# new babies and all bucks



## luvbug*diapers (Feb 23, 2010)

Has anybody else noticed but seems to be a buck year around here.
We had 3 bucks out of 3 babaies this year and our neighbor had a very high % of bucks also.She mentioned it way before we kidded.

here are our newest additions.Wish the black one was a doe so bad.Hubby said we could keep one of the does this year but none.baaaaaa :hair: :GAAH: :veryangry:

but with that said Im very thankful for a safe delivery from both does.No problems to speak of.
I can breath again


gracies buck 2011-tiger lilly=UAF by renee miller, on Flickr


gracies buck 2011-tiger lilly=UAF by renee miller, on Flickr


----------



## peggy (Aug 11, 2010)

Very very cute. Thanks for sharing and congrats on safe deliveries.


----------



## liz (Oct 5, 2007)

Adorable boys!! So sorry you didn't get your girls.

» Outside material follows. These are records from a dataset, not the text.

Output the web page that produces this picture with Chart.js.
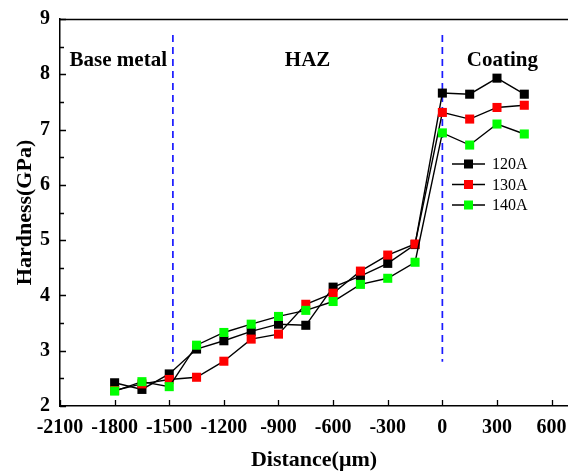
<!DOCTYPE html>
<html>
<head>
<meta charset="utf-8">
<script src="https://cdn.jsdelivr.net/npm/chart.js@4.4.1/dist/chart.umd.min.js"></script>
<style>
  html, body { margin: 0; padding: 0; background: #fff; }
</style>
</head>
<body>
<canvas id="chart" width="568" height="471"></canvas>
<script>
// distance from the coating interface (um)
const distances = [-1800, -1650, -1500, -1350, -1200, -1050, -900, -750, -600, -450, -300, -150, 0, 150, 300, 450];

// hardness (GPa) for each welding current
const hv120 = [2.42, 2.30, 2.58, 3.03, 3.18, 3.35, 3.48, 3.46, 4.15, 4.35, 4.58, 4.92, 7.66, 7.64, 7.93, 7.64];
const hv130 = [2.28, 2.40, 2.48, 2.52, 2.81, 3.21, 3.30, 3.84, 4.04, 4.44, 4.73, 4.93, 7.31, 7.19, 7.40, 7.44];
const hv140 = [2.27, 2.44, 2.35, 3.10, 3.33, 3.48, 3.62, 3.73, 3.89, 4.20, 4.31, 4.60, 6.94, 6.72, 7.10, 6.92];

const seriesNames = ['120A', '130A', '140A'];
const markerColors = ['#000000', '#ff0000', '#00ff00'];

const xTicks = [-2100, -1800, -1500, -1200, -900, -600, -300, 0, 300, 600];
const yTicks = [2, 3, 4, 5, 6, 7, 8, 9];

// zone boundaries (dashed lines) and zone names
const boundaries = [-1480, 0];
const zoneNames = ['Base metal', 'HAZ', 'Coating'];

const serif = "'Liberation Serif', 'Times New Roman', serif";
const toXY = arr => arr.map((v, i) => ({ x: distances[i], y: v }));

const seriesData = [hv120, hv130, hv140];
const datasets = seriesData.map((vals, i) => ({
  label: seriesNames[i],
  data: toXY(vals),
  borderColor: '#000',
  borderWidth: 1.4,
  pointStyle: 'rect',
  pointRadius: 6.4,
  pointBackgroundColor: markerColors[i],
  pointBorderWidth: 0,
  order: 3 - i
}));

boundaries.forEach(b => {
  datasets.push({
    label: 'boundary',
    data: [{ x: b, y: 8.71 }, { x: b, y: 2.8 }],
    borderColor: '#1a1aff',
    borderWidth: 1.7,
    borderDash: [7, 5],
    pointRadius: 0,
    order: 10
  });
});

// inward ticks, top frame line, zone labels and the legend box
const decorations = {
  id: 'decorations',
  afterDraw(chart) {
    const ctx = chart.ctx;
    const x = chart.scales.x, y = chart.scales.y;
    const area = chart.chartArea;
    ctx.save();
    ctx.strokeStyle = '#000';
    ctx.lineWidth = 1.3;
    ctx.beginPath();
    xTicks.forEach(v => {
      const px = Math.round(x.getPixelForValue(v)) + 0.5;
      ctx.moveTo(px, area.bottom);
      ctx.lineTo(px, area.bottom - 6);
    });
    yTicks.forEach(v => {
      const py = Math.round(y.getPixelForValue(v)) + 0.5;
      ctx.moveTo(area.left, py);
      ctx.lineTo(area.left + 6, py);
      if (v < 9) {
        const pm = Math.round(y.getPixelForValue(v + 0.5)) + 0.5;
        ctx.moveTo(area.left, pm);
        ctx.lineTo(area.left + 4, pm);
      }
    });
    ctx.stroke();
    // top frame
    ctx.lineWidth = 1.5;
    ctx.beginPath();
    ctx.moveTo(area.left, area.top + 0.5);
    ctx.lineTo(area.right, area.top + 0.5);
    ctx.stroke();

    // zone labels
    ctx.fillStyle = '#000';
    ctx.font = 'bold 21px ' + serif;
    ctx.textAlign = 'center';
    ctx.textBaseline = 'middle';
    const zoneX = [-1780, -740, 330];
    zoneNames.forEach((n, i) => {
      ctx.fillText(n, x.getPixelForValue(zoneX[i]), y.getPixelForValue(8.24));
    });

    // legend
    ctx.font = '16px ' + serif;
    ctx.textAlign = 'left';
    const lx = 452, ly = 164, step = 20.5;
    seriesNames.forEach((n, i) => {
      const yy = ly + i * step;
      ctx.strokeStyle = '#000';
      ctx.lineWidth = 1.3;
      ctx.beginPath();
      ctx.moveTo(lx, yy);
      ctx.lineTo(lx + 33, yy);
      ctx.stroke();
      ctx.fillStyle = markerColors[i];
      ctx.fillRect(lx + 12, yy - 4.5, 9, 9);
      ctx.fillStyle = '#000';
      ctx.fillText(n, lx + 40, yy + 1);
    });
    ctx.restore();
  }
};

new Chart(document.getElementById('chart'), {
  type: 'line',
  data: { datasets },
  options: {
    responsive: false,
    devicePixelRatio: 1,
    animation: false,
    layout: { autoPadding: false, padding: { top: 19, right: 0, left: 0, bottom: 0 } },
    plugins: { legend: { display: false }, tooltip: { enabled: false } },
    scales: {
      x: {
        type: 'linear',
        min: -2100,
        max: 690,
        afterBuildTicks: s => { s.ticks = xTicks.map(v => ({ value: v })); },
        afterFit: s => { s.height = 65; s.paddingLeft = 0; s.paddingRight = 0; },
        grid: { display: false, drawTicks: false },
        border: { display: true, color: '#000', width: 1.5 },
        ticks: {
          color: '#000',
          font: { family: serif, size: 20, weight: 'bold' },
          padding: 10,
          maxRotation: 0,
          autoSkip: false,
          callback: v => String(v)
        },
        title: {
          display: true,
          text: 'Distance(\u03bcm)',
          color: '#000',
          font: { family: serif, size: 22, weight: 'bold' },
          padding: { top: 0, bottom: -3 }
        }
      },
      y: {
        min: 2,
        max: 9,
        afterBuildTicks: s => { s.ticks = yTicks.map(v => ({ value: v })); },
        afterFit: s => { s.width = 60; s.paddingTop = 0; s.paddingBottom = 0; },
        grid: { display: false, drawTicks: false },
        border: { display: true, color: '#000', width: 1.5 },
        ticks: {
          color: '#000',
          font: { family: serif, size: 20, weight: 'bold' },
          padding: 10,
          callback: v => String(v)
        },
        title: {
          display: true,
          text: 'Hardness(GPa)',
          color: '#000',
          font: { family: serif, size: 22, weight: 'bold' },
          padding: { top: 12, bottom: 0 }
        }
      }
    }
  },
  plugins: [decorations]
});
</script>
</body>
</html>
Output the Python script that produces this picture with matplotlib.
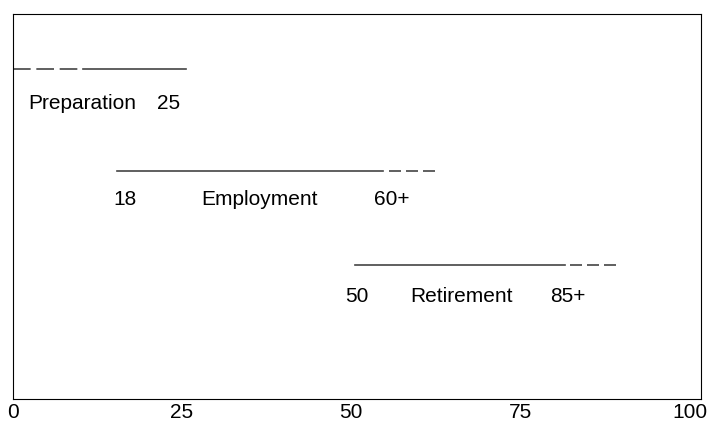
import matplotlib.pyplot as plt

plt.rcParams['font.family'] = ['Liberation Sans', 'DejaVu Sans']

stages = ["Preparation", "Employment", "Retirement"]
rows = [3.43, 2.37, 1.39]
label_rows = [3.07, 2.07, 1.06]
solid_start = [10.4, 15.4, 50.5]
solid_end = [25.6, 54.7, 81.5]
dash_start = [0, 55.6, 82.3]
dash_end = [9.6, 62.4, 89.1]
start_labels = ["", "18", "50"]
end_labels = ["25", "60+", "85+"]
start_label_x = [None, 16.6, 50.8]
name_label_x = [10.3, 36.4, 66.3]
end_label_x = [23.1, 55.9, 81.9]
dash_styles = [(10.6, 3.4), (7.2, 3), (7.2, 3)]

fig = plt.figure(figsize=(7.09, 4.21), dpi=100)
ax = fig.add_axes([12.5 / 709, 22 / 421, (701 - 12.5) / 709, 385 / 421])

for i in range(len(stages)):
    y = rows[i]
    ax.plot([solid_start[i], solid_end[i]], [y, y], color='#444444', lw=1.2)
    ax.plot([dash_start[i], dash_end[i]], [y, y], color='#444444', lw=1.2,
            dashes=dash_styles[i])
    ty = label_rows[i]
    if start_labels[i]:
        ax.text(start_label_x[i], ty, start_labels[i], ha='center', va='center', fontsize=15)
    ax.text(name_label_x[i], ty, stages[i], ha='center', va='center', fontsize=15)
    ax.text(end_label_x[i], ty, end_labels[i], ha='center', va='center', fontsize=15)

ax.set_xlim(0, 101.6)
ax.set_ylim(0, 4)
ax.set_xticks([0, 25, 50, 75, 100])
ax.set_yticks([])
ax.tick_params(axis='x', length=0, labelsize=15, pad=3)

fig.savefig('out.png', dpi=100)
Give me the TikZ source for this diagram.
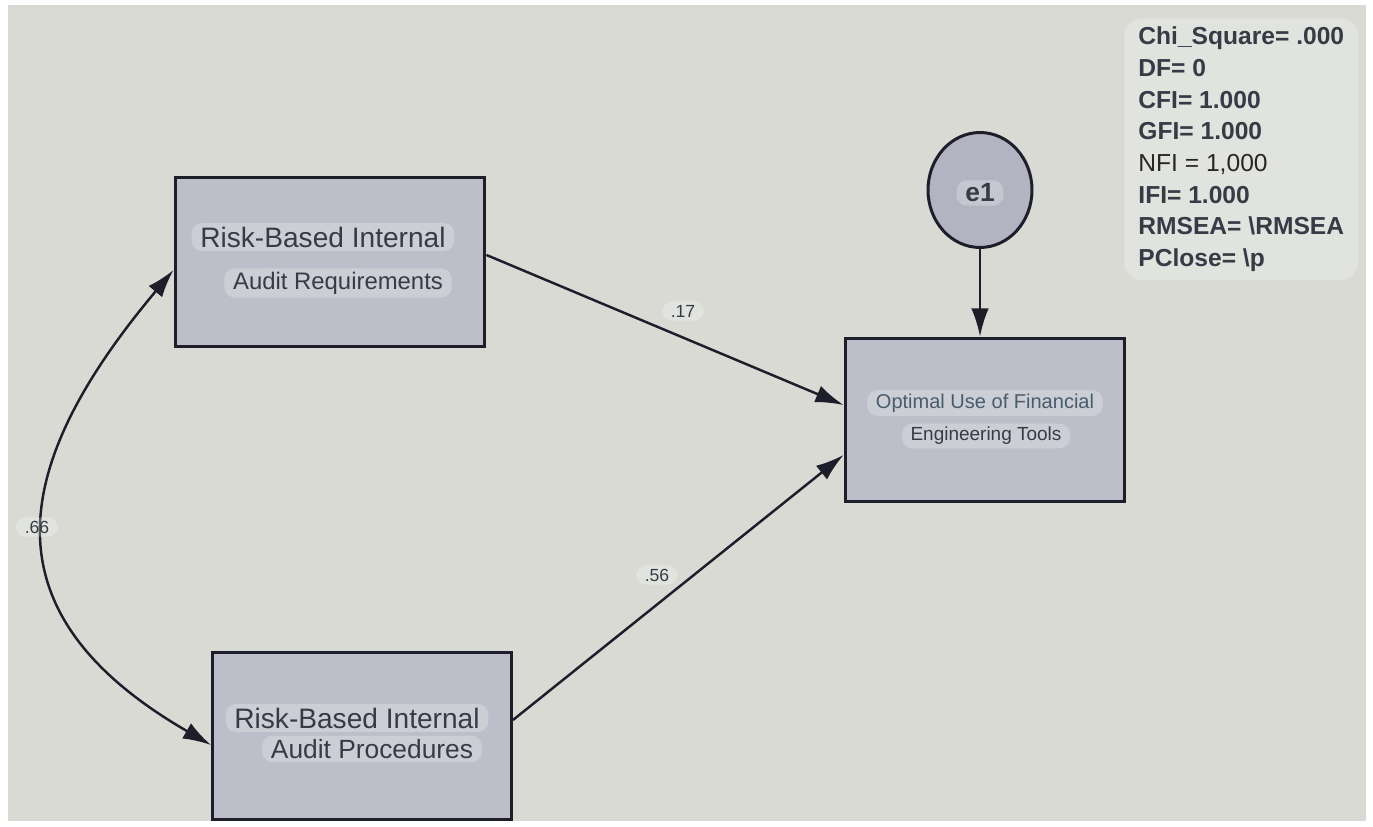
\documentclass[tikz,border=0pt]{standalone}
\usepackage{fontspec}
\setmainfont{Liberation Sans}
\usepackage{xcolor}
\definecolor{PAPERCOLOR}{RGB}{216,218,211}
\definecolor{BOXCOLOR}{RGB}{188,190,201}
\definecolor{ERRCOLOR}{RGB}{178,180,193}
\definecolor{LINECOLOR}{RGB}{30,30,42}
\definecolor{TEXTCOLOR}{RGB}{58,58,70}
\definecolor{BLUETEXT}{RGB}{72,92,110}
\colorlet{PILLCOLOR}{white}
\usepackage{tikz}
\usetikzlibrary{arrows.meta,shapes.geometric}
\tikzset{
  var-style/.style = {
    rectangle, draw=LINECOLOR, line width=1.7pt,
    fill=BOXCOLOR
  },
  err-style/.style = {
    ellipse, draw=LINECOLOR, line width=1.7pt,
    fill=ERRCOLOR,
    minimum width=2.08cm, minimum height=2.3cm
  },
  text-style/.style = {
    fill=PILLCOLOR, fill opacity=0.25, text opacity=1,
    rounded corners=6pt, inner xsep=5pt, inner ysep=2pt,
    text=TEXTCOLOR, font=#1
  },
  coef-style/.style = {
    text-style=\fontsize{10}{11}\selectfont
  },
  path-style/.style = {
    draw=LINECOLOR, line width=1.4pt,
    -{Latex[length=16pt,width=10pt]}
  },
  cov-style/.style = {
    draw=LINECOLOR, line width=1.4pt,
    {Latex[length=16pt,width=10pt]}-{Latex[length=16pt,width=10pt]}
  }
}
\newcommand\lineA{\fontsize{16}{18}\selectfont}

\begin{document}
\begin{tikzpicture}[x=0.02cm,y=0.02cm]
  \useasboundingbox (0,0) rectangle (1373,-827);
  \fill[white] (0,0) rectangle (1373,-827);
  \fill[PAPERCOLOR] (8,-5) rectangle (1366,-821);

  % observed variables
  \node[var-style, minimum width=6.2cm, minimum height=3.4cm] (req) at (330,-262) {};
  \node[var-style, minimum width=5.98cm, minimum height=3.36cm] (proc) at (362,-736) {};
  \node[var-style, minimum width=5.6cm, minimum height=3.28cm] (opt) at (985,-420) {};
  \node[err-style] (e1) at (980,-190) {};

  \node[text-style=\lineA] (req-a) at (323,-237) {Risk-Based Internal};
  \node[text-style=\fontsize{13.6}{15}\selectfont] (req-b) at (338,-283) {Audit Requirements};
  \node[text-style=\lineA] (proc-a) at (357,-718) {Risk-Based Internal};
  \node[text-style=\fontsize{15}{17}\selectfont] (proc-b) at (372,-749) {Audit Procedures};
  \node[text-style=\fontsize{11.4}{13}\selectfont, text=BLUETEXT] (opt-a) at (985,-403) {Optimal Use of Financial};
  \node[text-style=\fontsize{10.8}{12}\selectfont] (opt-b) at (986,-436) {Engineering Tools};
  \node[text-style=\fontsize{15}{17}\selectfont\bfseries] (e1-t) at (980,-193) {e1};

  % paths
  \draw[path-style] ([yshift=0.14cm]req.east) -- ([yshift=0.3cm]opt.west);
  \draw[path-style] ([yshift=0.32cm]proc.east) -- ([yshift=-0.7cm]opt.west);
  \draw[path-style] (e1.south) -- (e1.south |- opt.north);
  \draw[cov-style] ([yshift=-0.16cm]req.west) to[out=230, in=150, looseness=1.4] ([yshift=-0.18cm]proc.west);

  \node[coef-style] (c17) at (683,-311) {.17};
  \node[coef-style] (c56) at (657,-575) {.56};
  \node[coef-style] (c66) at (37,-527) {.66};

  % fit statistics
  \node[text-style=\fontsize{14}{18}\selectfont\bfseries, align=left, anchor=north west, rounded corners=10pt, inner xsep=8pt, inner ysep=5pt] (fit) at (1124,-18) {%
    Chi\_Square= .000\\
    DF= 0\\
    CFI= 1.000\\
    GFI= 1.000\\
    {\mdseries\color{black!85}NFI = 1,000}\\
    IFI= 1.000\\
    RMSEA= \textbackslash RMSEA\\
    PClose= \textbackslash p};
\end{tikzpicture}
\end{document}
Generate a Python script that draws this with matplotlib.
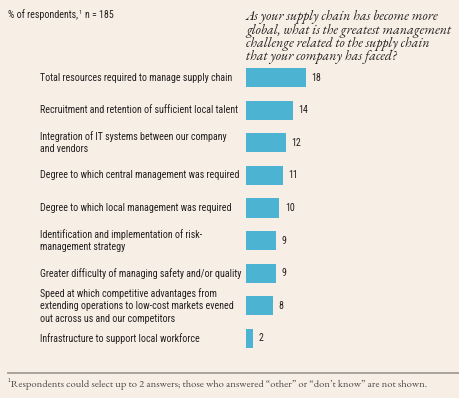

I actually had an even ratio... 1 buck bred to 1 doe= 1 buckling, 2nd buck bred to 2 does....1st doe=2 doelings, 2nd doe=1 doeling 2 bucklings


----------



## lesserweevil (Oct 5, 2007)

I had 3 bucks out of 2 does and no doelings this year 

LW


----------



## milk and honey (Oct 31, 2010)

Congratulations! they are beautiful boys... I had one buck .. but I still have one more chance in a few weeks.. Do the doeling dance!


----------



## nagismom (Sep 25, 2010)

We had 10 bucks and 2 does this year....so I agree it's definitely a buck year! Of the 2 doelings I got I think only one is a keeper :sigh: Once again I had to purchase junior stock for the showring...Darn...LOL Your boys are awefully handsome and congrats on the good deliveries!


----------



## freedomstarfarm (Mar 25, 2011)

I guess my goats like going against the grain. We had 5 :kidred: and 1 :kidblue:


----------



## lissablack (Nov 30, 2009)

I would have been even if I hadn't had one doe have quad boys. So far I have had 6 does and 8 bucks. One more to go.

Jan


----------



## nubians2 (Feb 20, 2011)

I love the brown one! Congrats on a good delivery


----------



## PznIvyFarm (Jul 25, 2010)

I thought last year was a buck year. (i had 4 out of 7) But two years in a row?

well that bodes well for me if i'm breeding for 2012 babies - the boy streak has to end sometime, right?


----------



## nubians2 (Feb 20, 2011)

Watch next year when I breed my newest goat and want a buck from her I won't get one. This year will probably be bucks when I want to keep a doeling. Funny how it all works!


----------



## toth boer goats (Jul 20, 2008)

Adorable...  :thumb: 

we had a bucky year also.... must be in the air....


----------



## Calico Patch Farm (Mar 8, 2011)

Oh! What pretty babies. It stinks that they are bucks


----------



## Hidden Waters Farm (Oct 3, 2010)

Don't feel bad! All of my kids born from my Saanan Buck were all boys and only one birth was twins, all the rest were singles so it was a very disappointing year. 

I only bred my Nubian Buck to 3 does this year and he produced twin girls, one of each twins and a single doe from a small Alpine who was accidentally bred. I am guessing she only had one because as soon as the buck got to her I kicked him in the rear to hopefully stop him and he jumped down. Unfortunately I didn't get there fast enough.


----------



## myfainters (Oct 30, 2009)

awww they are sooo cute!  Bummer about no does though...especially if you were planning on keeping one.


----------



## Jessaba (May 13, 2010)

CUTE!!! 

I agree so far has been a bucky year. We had 6 babies born and 4 of those were boys..don't get me wrong I love all babies and just glad they are healthy, but I want GIRLS! lol...have 3 more that are to give birth in about a month or so...we shall see what we are given then.


----------



## firelight27 (Apr 25, 2009)

We've had 5 bucks and 5 does, so exactly even....although three of those were all buck triplets out of one doe.


----------